Только на этой основе возможно воспитание чести. Чести военнослужащего и чести части. Личная честь должна быть связана с честью боевой части, с честью боевого знамени. Воспитание чести в этом направлении будет завершением нравственной подготовки солдат и офицеров, «ибо там, где человек любит свою Родину, любит свою часть, там он не задумывается жертвовать собою для их блага».
Наконец, важнейшим элементом нравственного воспитания будет являться воспитание товарищества и взаимной выучки. «В военном деле все основано на единодушии, на товариществе… ввиду этого все, способствующее развитию товарищества, должно быть поощряемо, все препятствующее внимательно устраняемо»[436].
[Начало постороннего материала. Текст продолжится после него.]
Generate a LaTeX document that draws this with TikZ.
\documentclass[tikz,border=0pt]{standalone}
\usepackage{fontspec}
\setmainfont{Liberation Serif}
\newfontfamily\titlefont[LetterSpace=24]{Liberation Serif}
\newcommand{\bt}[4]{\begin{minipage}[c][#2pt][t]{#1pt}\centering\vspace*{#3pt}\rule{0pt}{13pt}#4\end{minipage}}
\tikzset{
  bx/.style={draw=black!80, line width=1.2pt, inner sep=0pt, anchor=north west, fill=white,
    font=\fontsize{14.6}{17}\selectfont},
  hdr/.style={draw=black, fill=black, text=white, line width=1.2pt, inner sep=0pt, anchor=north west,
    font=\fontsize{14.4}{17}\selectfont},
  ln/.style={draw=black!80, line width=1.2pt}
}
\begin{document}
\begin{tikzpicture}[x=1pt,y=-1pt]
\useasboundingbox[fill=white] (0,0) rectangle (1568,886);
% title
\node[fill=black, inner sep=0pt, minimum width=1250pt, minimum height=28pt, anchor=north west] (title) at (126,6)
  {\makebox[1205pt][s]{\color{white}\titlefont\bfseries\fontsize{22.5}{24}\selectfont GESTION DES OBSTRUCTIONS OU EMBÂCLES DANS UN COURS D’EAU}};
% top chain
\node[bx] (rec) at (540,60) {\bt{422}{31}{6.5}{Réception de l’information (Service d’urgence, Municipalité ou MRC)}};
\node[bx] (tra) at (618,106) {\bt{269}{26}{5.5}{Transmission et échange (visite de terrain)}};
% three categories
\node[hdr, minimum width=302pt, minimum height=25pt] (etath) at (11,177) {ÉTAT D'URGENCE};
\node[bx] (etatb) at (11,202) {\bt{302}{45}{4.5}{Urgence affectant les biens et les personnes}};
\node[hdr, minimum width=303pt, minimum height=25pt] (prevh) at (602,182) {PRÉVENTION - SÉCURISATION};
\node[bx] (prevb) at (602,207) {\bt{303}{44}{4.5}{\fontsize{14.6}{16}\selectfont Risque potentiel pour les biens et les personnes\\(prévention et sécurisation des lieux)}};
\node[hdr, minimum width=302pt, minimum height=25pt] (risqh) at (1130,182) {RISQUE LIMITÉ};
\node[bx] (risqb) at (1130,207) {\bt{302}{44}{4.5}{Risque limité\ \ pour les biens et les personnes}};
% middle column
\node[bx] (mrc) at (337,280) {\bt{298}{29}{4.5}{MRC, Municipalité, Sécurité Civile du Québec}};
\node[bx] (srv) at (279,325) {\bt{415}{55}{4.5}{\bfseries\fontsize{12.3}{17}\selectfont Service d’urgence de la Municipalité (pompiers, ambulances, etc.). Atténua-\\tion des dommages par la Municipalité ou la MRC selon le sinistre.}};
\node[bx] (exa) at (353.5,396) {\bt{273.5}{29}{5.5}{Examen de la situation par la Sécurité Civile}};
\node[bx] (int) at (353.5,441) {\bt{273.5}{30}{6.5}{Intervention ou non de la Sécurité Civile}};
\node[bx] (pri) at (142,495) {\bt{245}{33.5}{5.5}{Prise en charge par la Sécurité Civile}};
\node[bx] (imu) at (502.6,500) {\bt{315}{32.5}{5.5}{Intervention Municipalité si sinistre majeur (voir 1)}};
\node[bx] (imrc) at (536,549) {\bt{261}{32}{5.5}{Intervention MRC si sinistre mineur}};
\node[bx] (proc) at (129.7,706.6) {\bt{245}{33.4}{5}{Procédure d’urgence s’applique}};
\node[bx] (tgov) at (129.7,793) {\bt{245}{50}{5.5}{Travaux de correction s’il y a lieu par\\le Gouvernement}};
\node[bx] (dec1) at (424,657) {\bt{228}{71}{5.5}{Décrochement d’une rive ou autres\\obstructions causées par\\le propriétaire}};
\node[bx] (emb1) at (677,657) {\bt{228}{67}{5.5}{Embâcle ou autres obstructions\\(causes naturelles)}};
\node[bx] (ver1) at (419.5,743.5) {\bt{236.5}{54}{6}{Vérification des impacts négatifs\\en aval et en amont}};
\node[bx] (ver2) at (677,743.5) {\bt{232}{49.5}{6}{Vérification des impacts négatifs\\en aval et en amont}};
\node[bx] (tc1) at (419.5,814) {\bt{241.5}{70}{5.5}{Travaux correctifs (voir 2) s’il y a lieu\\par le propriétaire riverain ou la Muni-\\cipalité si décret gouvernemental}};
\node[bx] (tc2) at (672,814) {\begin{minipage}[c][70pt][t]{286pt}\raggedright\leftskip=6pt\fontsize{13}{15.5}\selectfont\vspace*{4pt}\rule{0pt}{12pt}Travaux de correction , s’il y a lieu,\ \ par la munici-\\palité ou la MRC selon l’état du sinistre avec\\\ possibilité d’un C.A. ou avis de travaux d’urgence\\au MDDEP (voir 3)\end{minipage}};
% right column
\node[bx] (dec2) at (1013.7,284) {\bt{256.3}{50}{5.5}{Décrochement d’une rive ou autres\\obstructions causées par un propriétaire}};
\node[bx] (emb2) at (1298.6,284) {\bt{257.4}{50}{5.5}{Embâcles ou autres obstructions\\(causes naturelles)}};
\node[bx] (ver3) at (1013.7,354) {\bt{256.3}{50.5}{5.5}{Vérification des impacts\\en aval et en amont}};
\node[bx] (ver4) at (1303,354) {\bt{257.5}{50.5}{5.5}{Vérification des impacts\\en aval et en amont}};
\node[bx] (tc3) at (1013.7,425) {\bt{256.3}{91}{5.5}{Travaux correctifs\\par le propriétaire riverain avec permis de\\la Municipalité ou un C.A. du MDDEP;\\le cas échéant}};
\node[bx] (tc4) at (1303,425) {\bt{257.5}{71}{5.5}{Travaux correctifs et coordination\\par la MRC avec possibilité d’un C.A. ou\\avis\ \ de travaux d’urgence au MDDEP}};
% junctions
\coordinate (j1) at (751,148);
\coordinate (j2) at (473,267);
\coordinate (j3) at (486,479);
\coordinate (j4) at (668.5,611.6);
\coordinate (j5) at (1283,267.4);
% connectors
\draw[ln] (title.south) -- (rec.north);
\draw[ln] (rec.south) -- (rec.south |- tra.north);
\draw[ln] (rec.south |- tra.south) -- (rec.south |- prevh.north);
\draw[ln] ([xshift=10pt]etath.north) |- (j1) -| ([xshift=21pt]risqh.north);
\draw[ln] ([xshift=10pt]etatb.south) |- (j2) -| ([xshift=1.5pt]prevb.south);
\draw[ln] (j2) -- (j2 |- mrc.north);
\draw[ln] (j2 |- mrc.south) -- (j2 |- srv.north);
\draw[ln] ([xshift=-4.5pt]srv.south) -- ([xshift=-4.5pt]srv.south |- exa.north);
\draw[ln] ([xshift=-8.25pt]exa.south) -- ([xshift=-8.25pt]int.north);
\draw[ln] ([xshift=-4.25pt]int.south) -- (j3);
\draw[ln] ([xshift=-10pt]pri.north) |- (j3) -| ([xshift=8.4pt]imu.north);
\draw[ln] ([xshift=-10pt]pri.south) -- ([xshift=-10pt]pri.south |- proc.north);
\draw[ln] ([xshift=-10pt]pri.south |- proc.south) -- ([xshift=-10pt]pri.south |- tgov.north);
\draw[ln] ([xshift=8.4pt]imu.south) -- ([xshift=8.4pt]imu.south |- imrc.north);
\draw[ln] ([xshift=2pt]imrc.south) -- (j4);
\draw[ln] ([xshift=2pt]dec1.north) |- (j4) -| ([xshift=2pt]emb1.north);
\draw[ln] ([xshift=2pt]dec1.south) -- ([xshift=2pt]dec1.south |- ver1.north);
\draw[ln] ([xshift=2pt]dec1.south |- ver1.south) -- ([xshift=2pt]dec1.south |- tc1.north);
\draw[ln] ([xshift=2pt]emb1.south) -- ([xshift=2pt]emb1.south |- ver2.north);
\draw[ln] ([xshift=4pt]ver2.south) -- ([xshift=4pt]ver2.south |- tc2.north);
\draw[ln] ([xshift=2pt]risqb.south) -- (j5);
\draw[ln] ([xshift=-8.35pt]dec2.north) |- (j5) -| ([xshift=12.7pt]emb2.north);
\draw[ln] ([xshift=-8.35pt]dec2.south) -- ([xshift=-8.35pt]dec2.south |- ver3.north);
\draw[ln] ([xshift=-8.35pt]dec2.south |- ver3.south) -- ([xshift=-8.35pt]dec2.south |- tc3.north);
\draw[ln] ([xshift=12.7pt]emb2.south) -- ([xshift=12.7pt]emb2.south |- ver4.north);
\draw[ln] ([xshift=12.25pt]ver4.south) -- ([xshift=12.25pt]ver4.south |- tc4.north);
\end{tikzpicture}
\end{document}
Драгомиров выдвинул глубоко правильное положение о связи и взаимозависимости духовного и физического состояния. Физически развитый, натренированный солдат будет спокоен, расчетлив и стоек в бою, он не потеряется в самых сложных условиях. Твердая закалка и тренированность будут являться основой бодрости духа. В свою очередь бодрость духа позволит дольше и легче выдержать все испытания и добиться победы.
Таким образом, Драгомиров развил суворовские идеи и применил их на новой основе. Он совершенно справедливо указывал на то, что Суворов видоизменял свою систему в зависимости от усовершенствования способов ведения боя, и поэтому Драгомиров с полным основанием имел право сказать о себе, что он видоизменил суворовскую систему, оставив неизменными ее принципы.
Но все эти идеи должны были служить одной цели — укрепить существующий порядок. Драгомиров был сыном своего времени, и его идеи определяются принадлежностью к классу эксплуататоров. Но этот либерал-помещик понимал, что при капиталистических отношениях нужно по-новому подходить к солдату, и это новое он очертил с замечательной полнотой. Его система нашла широкое применение в армии, хотя она и подвергалась нападкам со стороны ретроградов.